## start Stored data

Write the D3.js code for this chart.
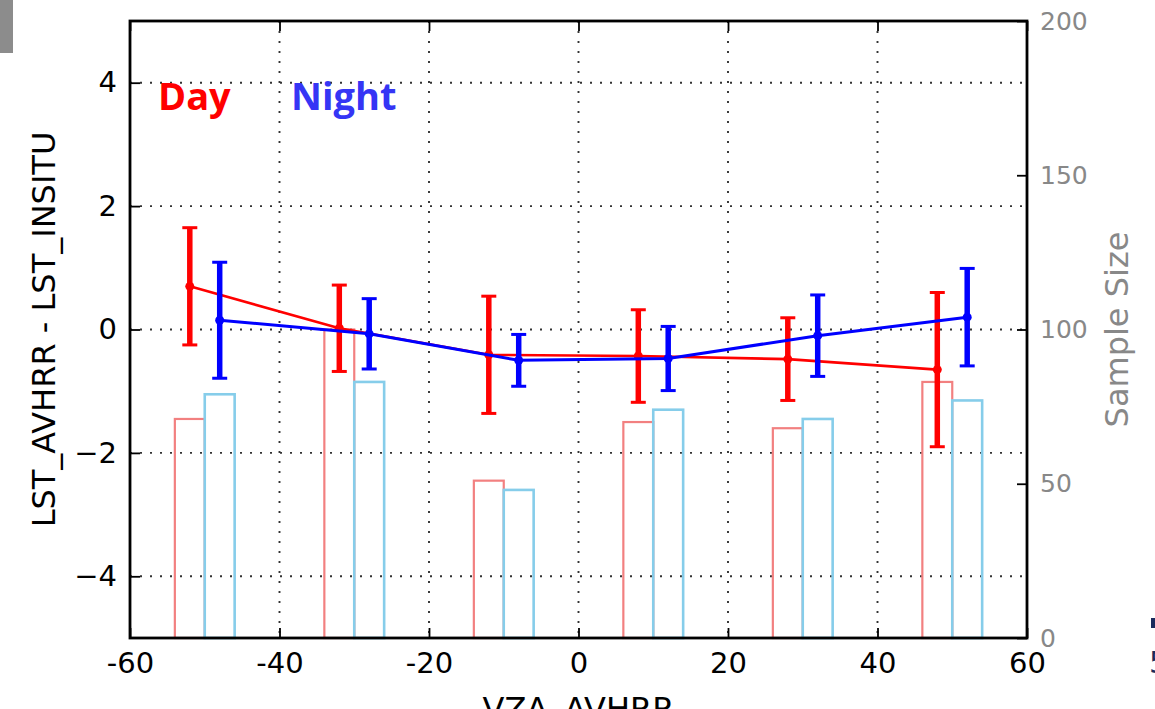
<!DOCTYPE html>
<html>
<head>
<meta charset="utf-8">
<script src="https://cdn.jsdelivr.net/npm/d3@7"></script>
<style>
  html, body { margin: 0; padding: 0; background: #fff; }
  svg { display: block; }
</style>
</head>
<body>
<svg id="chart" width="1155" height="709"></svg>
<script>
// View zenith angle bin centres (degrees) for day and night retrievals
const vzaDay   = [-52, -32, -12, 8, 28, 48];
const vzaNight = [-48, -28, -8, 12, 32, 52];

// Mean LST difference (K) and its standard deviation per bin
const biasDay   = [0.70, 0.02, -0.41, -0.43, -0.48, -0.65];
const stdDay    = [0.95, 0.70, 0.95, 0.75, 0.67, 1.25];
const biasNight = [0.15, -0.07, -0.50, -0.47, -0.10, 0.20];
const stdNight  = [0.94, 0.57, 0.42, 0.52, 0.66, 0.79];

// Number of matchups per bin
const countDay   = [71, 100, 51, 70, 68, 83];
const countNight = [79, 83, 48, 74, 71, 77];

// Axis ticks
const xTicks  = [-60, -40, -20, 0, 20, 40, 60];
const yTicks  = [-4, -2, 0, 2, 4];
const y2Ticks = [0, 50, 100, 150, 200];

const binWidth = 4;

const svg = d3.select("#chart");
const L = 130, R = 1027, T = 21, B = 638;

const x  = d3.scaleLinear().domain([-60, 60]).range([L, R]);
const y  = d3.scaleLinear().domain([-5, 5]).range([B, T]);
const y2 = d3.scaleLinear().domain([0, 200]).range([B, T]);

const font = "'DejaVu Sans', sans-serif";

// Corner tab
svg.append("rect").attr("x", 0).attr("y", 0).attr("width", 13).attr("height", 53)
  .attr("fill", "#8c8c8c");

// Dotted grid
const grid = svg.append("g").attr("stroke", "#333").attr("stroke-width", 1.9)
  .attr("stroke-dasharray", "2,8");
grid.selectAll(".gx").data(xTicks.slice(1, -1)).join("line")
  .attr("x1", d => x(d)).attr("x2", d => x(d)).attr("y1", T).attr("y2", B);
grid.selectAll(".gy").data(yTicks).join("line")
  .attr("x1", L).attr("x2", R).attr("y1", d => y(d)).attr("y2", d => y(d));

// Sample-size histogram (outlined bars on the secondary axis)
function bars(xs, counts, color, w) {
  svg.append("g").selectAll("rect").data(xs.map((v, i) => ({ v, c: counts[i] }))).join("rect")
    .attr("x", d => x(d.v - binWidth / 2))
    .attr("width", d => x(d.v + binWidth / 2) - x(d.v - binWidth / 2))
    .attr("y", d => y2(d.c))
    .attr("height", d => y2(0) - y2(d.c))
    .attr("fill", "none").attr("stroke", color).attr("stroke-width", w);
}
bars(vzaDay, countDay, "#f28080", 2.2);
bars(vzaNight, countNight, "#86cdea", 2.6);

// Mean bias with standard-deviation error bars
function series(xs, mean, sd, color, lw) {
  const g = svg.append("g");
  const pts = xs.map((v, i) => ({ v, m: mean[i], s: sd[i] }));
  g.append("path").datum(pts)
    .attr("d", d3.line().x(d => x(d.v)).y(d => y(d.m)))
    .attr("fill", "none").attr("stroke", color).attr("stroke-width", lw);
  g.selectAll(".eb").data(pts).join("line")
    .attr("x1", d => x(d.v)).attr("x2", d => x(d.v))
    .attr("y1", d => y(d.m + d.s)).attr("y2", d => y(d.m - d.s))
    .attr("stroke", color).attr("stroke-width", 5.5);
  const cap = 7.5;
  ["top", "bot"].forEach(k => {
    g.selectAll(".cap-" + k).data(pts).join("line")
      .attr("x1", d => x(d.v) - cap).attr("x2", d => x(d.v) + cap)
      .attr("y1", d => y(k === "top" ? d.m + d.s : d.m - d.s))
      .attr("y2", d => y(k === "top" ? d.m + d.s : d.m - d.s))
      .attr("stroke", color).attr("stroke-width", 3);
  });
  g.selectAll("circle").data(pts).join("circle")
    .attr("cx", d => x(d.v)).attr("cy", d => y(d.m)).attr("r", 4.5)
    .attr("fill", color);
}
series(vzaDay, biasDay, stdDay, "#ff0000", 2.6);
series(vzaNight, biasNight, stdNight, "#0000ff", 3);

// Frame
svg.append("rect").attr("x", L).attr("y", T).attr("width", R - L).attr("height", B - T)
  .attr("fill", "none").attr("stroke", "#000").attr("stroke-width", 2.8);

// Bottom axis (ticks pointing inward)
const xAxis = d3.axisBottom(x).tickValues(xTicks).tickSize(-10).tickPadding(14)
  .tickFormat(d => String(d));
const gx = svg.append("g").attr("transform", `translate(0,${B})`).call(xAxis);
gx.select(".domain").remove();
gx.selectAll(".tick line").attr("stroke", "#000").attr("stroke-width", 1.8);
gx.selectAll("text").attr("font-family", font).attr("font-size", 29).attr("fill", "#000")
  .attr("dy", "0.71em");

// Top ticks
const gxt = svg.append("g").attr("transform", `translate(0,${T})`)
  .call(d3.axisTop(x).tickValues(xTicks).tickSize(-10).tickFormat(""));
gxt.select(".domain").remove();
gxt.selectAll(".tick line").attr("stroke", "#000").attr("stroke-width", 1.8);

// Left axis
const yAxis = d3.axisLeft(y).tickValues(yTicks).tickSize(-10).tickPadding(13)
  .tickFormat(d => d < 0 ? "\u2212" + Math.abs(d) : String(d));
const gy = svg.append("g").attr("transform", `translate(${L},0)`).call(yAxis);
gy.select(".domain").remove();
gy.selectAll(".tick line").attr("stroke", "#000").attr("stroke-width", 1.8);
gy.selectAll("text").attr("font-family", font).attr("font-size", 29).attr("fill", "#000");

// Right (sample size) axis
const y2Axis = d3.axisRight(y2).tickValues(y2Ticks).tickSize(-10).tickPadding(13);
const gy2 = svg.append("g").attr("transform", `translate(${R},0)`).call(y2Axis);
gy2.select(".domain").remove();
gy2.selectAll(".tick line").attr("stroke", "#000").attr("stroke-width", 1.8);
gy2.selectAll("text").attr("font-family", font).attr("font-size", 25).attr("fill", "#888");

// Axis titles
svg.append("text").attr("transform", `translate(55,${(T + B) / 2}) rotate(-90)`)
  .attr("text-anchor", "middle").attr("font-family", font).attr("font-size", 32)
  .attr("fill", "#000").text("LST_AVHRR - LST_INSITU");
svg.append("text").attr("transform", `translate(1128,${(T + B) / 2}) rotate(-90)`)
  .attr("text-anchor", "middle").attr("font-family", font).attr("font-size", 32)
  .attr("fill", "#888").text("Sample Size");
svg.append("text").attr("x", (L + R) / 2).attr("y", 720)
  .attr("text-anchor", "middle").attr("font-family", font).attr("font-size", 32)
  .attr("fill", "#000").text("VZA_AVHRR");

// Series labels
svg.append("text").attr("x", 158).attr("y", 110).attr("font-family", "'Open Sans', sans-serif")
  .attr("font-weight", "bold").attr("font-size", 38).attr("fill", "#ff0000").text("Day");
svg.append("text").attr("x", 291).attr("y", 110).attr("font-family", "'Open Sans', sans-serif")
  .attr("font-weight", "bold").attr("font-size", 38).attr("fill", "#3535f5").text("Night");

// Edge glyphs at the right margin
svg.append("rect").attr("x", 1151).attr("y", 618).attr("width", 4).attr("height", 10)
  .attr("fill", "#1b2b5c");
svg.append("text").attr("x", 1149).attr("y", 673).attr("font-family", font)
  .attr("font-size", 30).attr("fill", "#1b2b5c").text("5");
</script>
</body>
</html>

## end Stored data

Stated exercise :: Omit pictures; set down the rest of the material word for word.

Response to this exercise ::
Write the D3.js code for this chart.
<!DOCTYPE html>
<html>
<head>
<meta charset="utf-8">
<script src="https://cdn.jsdelivr.net/npm/d3@7"></script>
<style>
  html, body { margin: 0; padding: 0; background: #fff; }
  svg { display: block; }
</style>
</head>
<body>
<svg id="chart" width="1155" height="709"></svg>
<script>
// View zenith angle bin centres (degrees) for day and night retrievals
const vzaDay   = [-52, -32, -12, 8, 28, 48];
const vzaNight = [-48, -28, -8, 12, 32, 52];

// Mean LST difference (K) and its standard deviation per bin
const biasDay   = [0.70, 0.02, -0.41, -0.43, -0.48, -0.65];
const stdDay    = [0.95, 0.70, 0.95, 0.75, 0.67, 1.25];
const biasNight = [0.15, -0.07, -0.50, -0.47, -0.10, 0.20];
const stdNight  = [0.94, 0.57, 0.42, 0.52, 0.66, 0.79];

// Number of matchups per bin
const countDay   = [71, 100, 51, 70, 68, 83];
const countNight = [79, 83, 48, 74, 71, 77];

// Axis ticks
const xTicks  = [-60, -40, -20, 0, 20, 40, 60];
const yTicks  = [-4, -2, 0, 2, 4];
const y2Ticks = [0, 50, 100, 150, 200];

const binWidth = 4;

const svg = d3.select("#chart");
const L = 130, R = 1027, T = 21, B = 638;

const x  = d3.scaleLinear().domain([-60, 60]).range([L, R]);
const y  = d3.scaleLinear().domain([-5, 5]).range([B, T]);
const y2 = d3.scaleLinear().domain([0, 200]).range([B, T]);

const font = "'DejaVu Sans', sans-serif";

// Corner tab
svg.append("rect").attr("x", 0).attr("y", 0).attr("width", 13).attr("height", 53)
  .attr("fill", "#8c8c8c");

// Dotted grid
const grid = svg.append("g").attr("stroke", "#333").attr("stroke-width", 1.9)
  .attr("stroke-dasharray", "2,8");
grid.selectAll(".gx").data(xTicks.slice(1, -1)).join("line")
  .attr("x1", d => x(d)).attr("x2", d => x(d)).attr("y1", T).attr("y2", B);
grid.selectAll(".gy").data(yTicks).join("line")
  .attr("x1", L).attr("x2", R).attr("y1", d => y(d)).attr("y2", d => y(d));

// Sample-size histogram (outlined bars on the secondary axis)
function bars(xs, counts, color, w) {
  svg.append("g").selectAll("rect").data(xs.map((v, i) => ({ v, c: counts[i] }))).join("rect")
    .attr("x", d => x(d.v - binWidth / 2))
    .attr("width", d => x(d.v + binWidth / 2) - x(d.v - binWidth / 2))
    .attr("y", d => y2(d.c))
    .attr("height", d => y2(0) - y2(d.c))
    .attr("fill", "none").attr("stroke", color).attr("stroke-width", w);
}
bars(vzaDay, countDay, "#f28080", 2.2);
bars(vzaNight, countNight, "#86cdea", 2.6);

// Mean bias with standard-deviation error bars
function series(xs, mean, sd, color, lw) {
  const g = svg.append("g");
  const pts = xs.map((v, i) => ({ v, m: mean[i], s: sd[i] }));
  g.append("path").datum(pts)
    .attr("d", d3.line().x(d => x(d.v)).y(d => y(d.m)))
    .attr("fill", "none").attr("stroke", color).attr("stroke-width", lw);
  g.selectAll(".eb").data(pts).join("line")
    .attr("x1", d => x(d.v)).attr("x2", d => x(d.v))
    .attr("y1", d => y(d.m + d.s)).attr("y2", d => y(d.m - d.s))
    .attr("stroke", color).attr("stroke-width", 5.5);
  const cap = 7.5;
  ["top", "bot"].forEach(k => {
    g.selectAll(".cap-" + k).data(pts).join("line")
      .attr("x1", d => x(d.v) - cap).attr("x2", d => x(d.v) + cap)
      .attr("y1", d => y(k === "top" ? d.m + d.s : d.m - d.s))
      .attr("y2", d => y(k === "top" ? d.m + d.s : d.m - d.s))
      .attr("stroke", color).attr("stroke-width", 3);
  });
  g.selectAll("circle").data(pts).join("circle")
    .attr("cx", d => x(d.v)).attr("cy", d => y(d.m)).attr("r", 4.5)
    .attr("fill", color);
}
series(vzaDay, biasDay, stdDay, "#ff0000", 2.6);
series(vzaNight, biasNight, stdNight, "#0000ff", 3);

// Frame
svg.append("rect").attr("x", L).attr("y", T).attr("width", R - L).attr("height", B - T)
  .attr("fill", "none").attr("stroke", "#000").attr("stroke-width", 2.8);

// Bottom axis (ticks pointing inward)
const xAxis = d3.axisBottom(x).tickValues(xTicks).tickSize(-10).tickPadding(14)
  .tickFormat(d => String(d));
const gx = svg.append("g").attr("transform", `translate(0,${B})`).call(xAxis);
gx.select(".domain").remove();
gx.selectAll(".tick line").attr("stroke", "#000").attr("stroke-width", 1.8);
gx.selectAll("text").attr("font-family", font).attr("font-size", 29).attr("fill", "#000")
  .attr("dy", "0.71em");

// Top ticks
const gxt = svg.append("g").attr("transform", `translate(0,${T})`)
  .call(d3.axisTop(x).tickValues(xTicks).tickSize(-10).tickFormat(""));
gxt.select(".domain").remove();
gxt.selectAll(".tick line").attr("stroke", "#000").attr("stroke-width", 1.8);

// Left axis
const yAxis = d3.axisLeft(y).tickValues(yTicks).tickSize(-10).tickPadding(13)
  .tickFormat(d => d < 0 ? "\u2212" + Math.abs(d) : String(d));
const gy = svg.append("g").attr("transform", `translate(${L},0)`).call(yAxis);
gy.select(".domain").remove();
gy.selectAll(".tick line").attr("stroke", "#000").attr("stroke-width", 1.8);
gy.selectAll("text").attr("font-family", font).attr("font-size", 29).attr("fill", "#000");

// Right (sample size) axis
const y2Axis = d3.axisRight(y2).tickValues(y2Ticks).tickSize(-10).tickPadding(13);
const gy2 = svg.append("g").attr("transform", `translate(${R},0)`).call(y2Axis);
gy2.select(".domain").remove();
gy2.selectAll(".tick line").attr("stroke", "#000").attr("stroke-width", 1.8);
gy2.selectAll("text").attr("font-family", font).attr("font-size", 25).attr("fill", "#888");

// Axis titles
svg.append("text").attr("transform", `translate(55,${(T + B) / 2}) rotate(-90)`)
  .attr("text-anchor", "middle").attr("font-family", font).attr("font-size", 32)
  .attr("fill", "#000").text("LST_AVHRR - LST_INSITU");
svg.append("text").attr("transform", `translate(1128,${(T + B) / 2}) rotate(-90)`)
  .attr("text-anchor", "middle").attr("font-family", font).attr("font-size", 32)
  .attr("fill", "#888").text("Sample Size");
svg.append("text").attr("x", (L + R) / 2).attr("y", 720)
  .attr("text-anchor", "middle").attr("font-family", font).attr("font-size", 32)
  .attr("fill", "#000").text("VZA_AVHRR");

// Series labels
svg.append("text").attr("x", 158).attr("y", 110).attr("font-family", "'Open Sans', sans-serif")
  .attr("font-weight", "bold").attr("font-size", 38).attr("fill", "#ff0000").text("Day");
svg.append("text").attr("x", 291).attr("y", 110).attr("font-family", "'Open Sans', sans-serif")
  .attr("font-weight", "bold").attr("font-size", 38).attr("fill", "#3535f5").text("Night");

// Edge glyphs at the right margin
svg.append("rect").attr("x", 1151).attr("y", 618).attr("width", 4).attr("height", 10)
  .attr("fill", "#1b2b5c");
svg.append("text").attr("x", 1149).attr("y", 673).attr("font-family", font)
  .attr("font-size", 30).attr("fill", "#1b2b5c").text("5");
</script>
</body>
</html>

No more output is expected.